Wednesday, September 3, 2014

Forgiveness Gone Wrong

Damaged inner child wolf
Anyone with a Facebook account knows that the way to heal any kind of family problem, social problem, or mental or emotional disorder is to practice forgiveness.

I've seen at least a dozen meaningful, moving forgiveness platitudes posted on the FB this week alone.

But what does forgiveness really mean?

Before I get into that, let me tell you a story about what it doesn't mean.

Back in the 90s, when I was an adjunct college teacher (roughly the equivalent of a McDonald's employee except you don't have to say "Would you like fries with that?") I was invited to attend a one-day retreat offered by the Women's Studies Department.

A Native American medicinal healer was going to be there.

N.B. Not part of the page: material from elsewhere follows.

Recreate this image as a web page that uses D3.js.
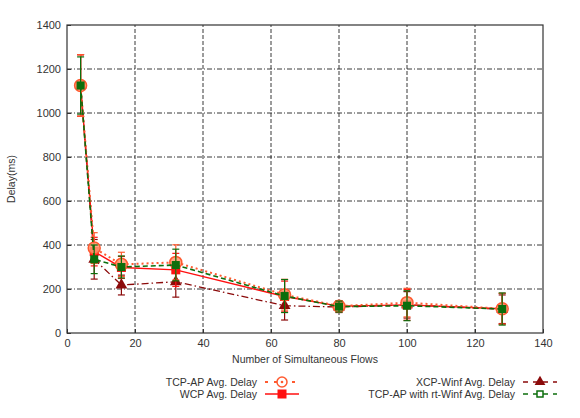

So was a famous Eastern European self-proclaimed feminist witch.

Since my academic mentor had strongly suggested I attend, I did.

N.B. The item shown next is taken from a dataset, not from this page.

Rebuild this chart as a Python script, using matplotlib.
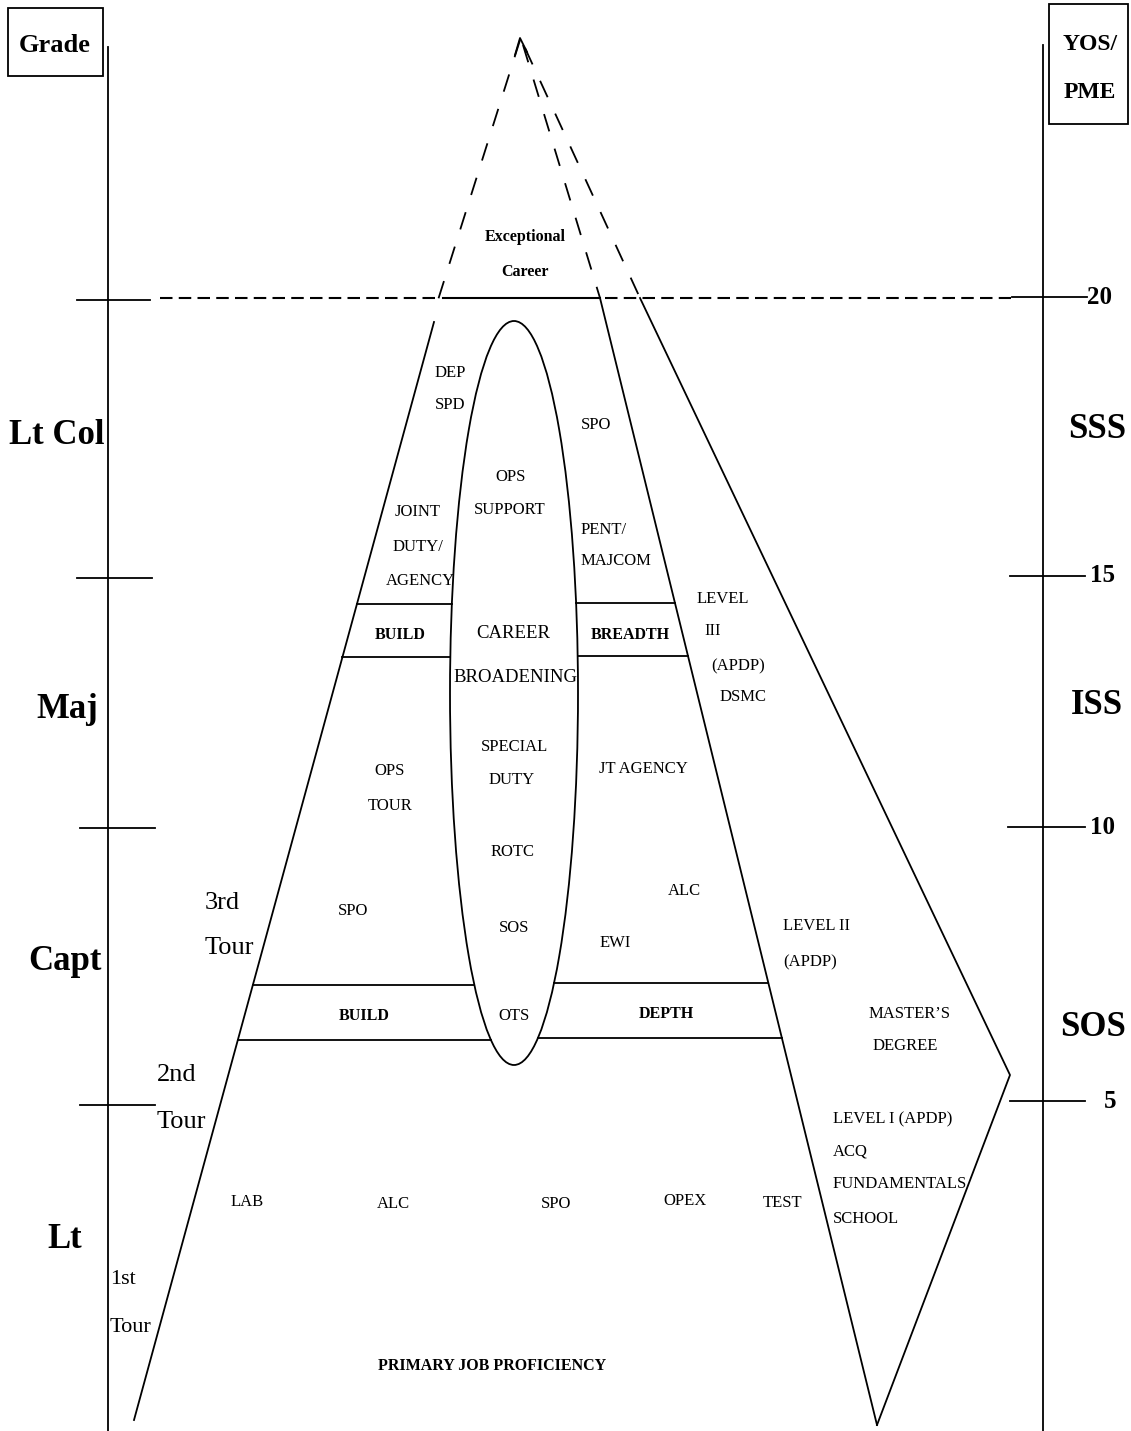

It was a pleasant experience for the most part. We made some stuff out of clay. We did some meditative exercises.

Then, as we sat down together to eat a noon meal, the conversation wandered over to forgiveness, the super megavitamin of all non-traditional healing. Everyone seemed to feel pretty damned forgiving and lamented the fact that more people weren't as evolved as them.

At this point I was ready to leave but to do so at that moment would have been impolite so I kept chewing and not talking, hoping this would all end mercifully soon.

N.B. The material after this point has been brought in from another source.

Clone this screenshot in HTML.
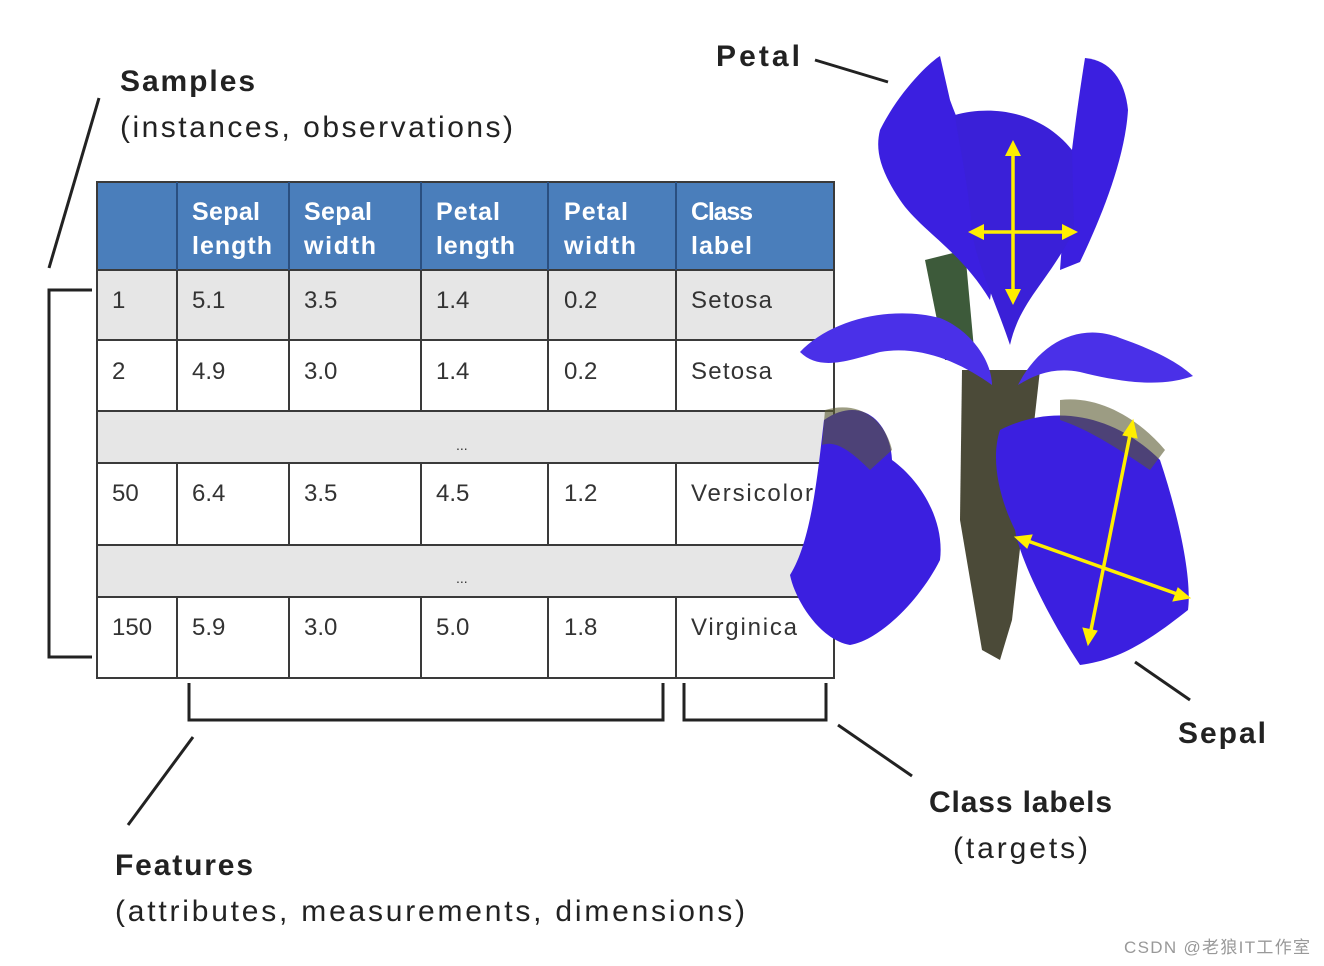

Someone brought up Hitler. Would you forgive Hitler?

Now here was a meaty New Age hypothetical if ever there was one (which there never was, just in case you were wondering).

After a bit of reflection it turned out everyone at the table would have forgiven Hitler. One person knew Hitler had had a crappy childhood. Another had read about his conflicted feelings about his Jewish ancestry. Still another suggested that if you can't forgive Hitler you can't forgive anyone.

At this point, against my academic self-interest (such as it was) I cried bullshit.

No one at that table had been in a death camp. No one was Jewish. It was no one's business there to forgive Hitler, because Hitler had not wronged any of them, except to maybe offend their ethereal sensibilities.

Everyone now turned their attention to helping me raise myself to a higher level of consciousness so I could forgive Hitler and heal the world, at which point I said, "Get off of me."

Weirdly, the Eastern European self-proclaimed feminist witch came to my defense, shutting everyone else up immediately.

"No, she's right," she said. "Hitler is in a different category. It's not a good topic."

By the way she was glaring at me, I knew she had no softness toward me as a person (later confirmed through a friend and also my mentor). I mean, I know a Madame Blavatsky bullshitter wannabe when I see one, having that kind of ancestry myself on my mother's side, and having seen one.

I didn't really care that she didn't like me.

So the fact that she stuck up for me in this crowd was a bit of a surprise.

Here's the thing: Human beings are capable of great atrocity. We all can access a darkness that is so deep it feels supernatural, whether or not it really is. The best you can do in such instances is turn away, laugh, focus on loving yourself and others.

Forgiveness?

It was a 'given', beforehand, that Hitler, having aligned himself with this Darkness would cause suffering and death beyond imagining. If we, imagining ourselves safe from harm and looking back at this transcendent evil feel moved to embrace the damaged child inside of a dangerous man who no longer exists in the flesh, does that help anyone?

Does it heal what happened?

No. It just feeds our own egos, which, by the way, are already way too good at giving us bad advice.

Sometimes, when faced with such Darkness, if you can summon the strength to turn away and heal yourself, and go on to live and love, that is enough. That, in fact, is amazing and heroic.

May you never have to experience this truth firsthand.

Many have, however.

You probably know more than few, and yet you don't know, because they remain silent.

I try to remember this, although I'm not always successful. Sometimes you open your mouth and your brain falls out.

Now that, as a person who has lost my mind many times, is something I can forgive.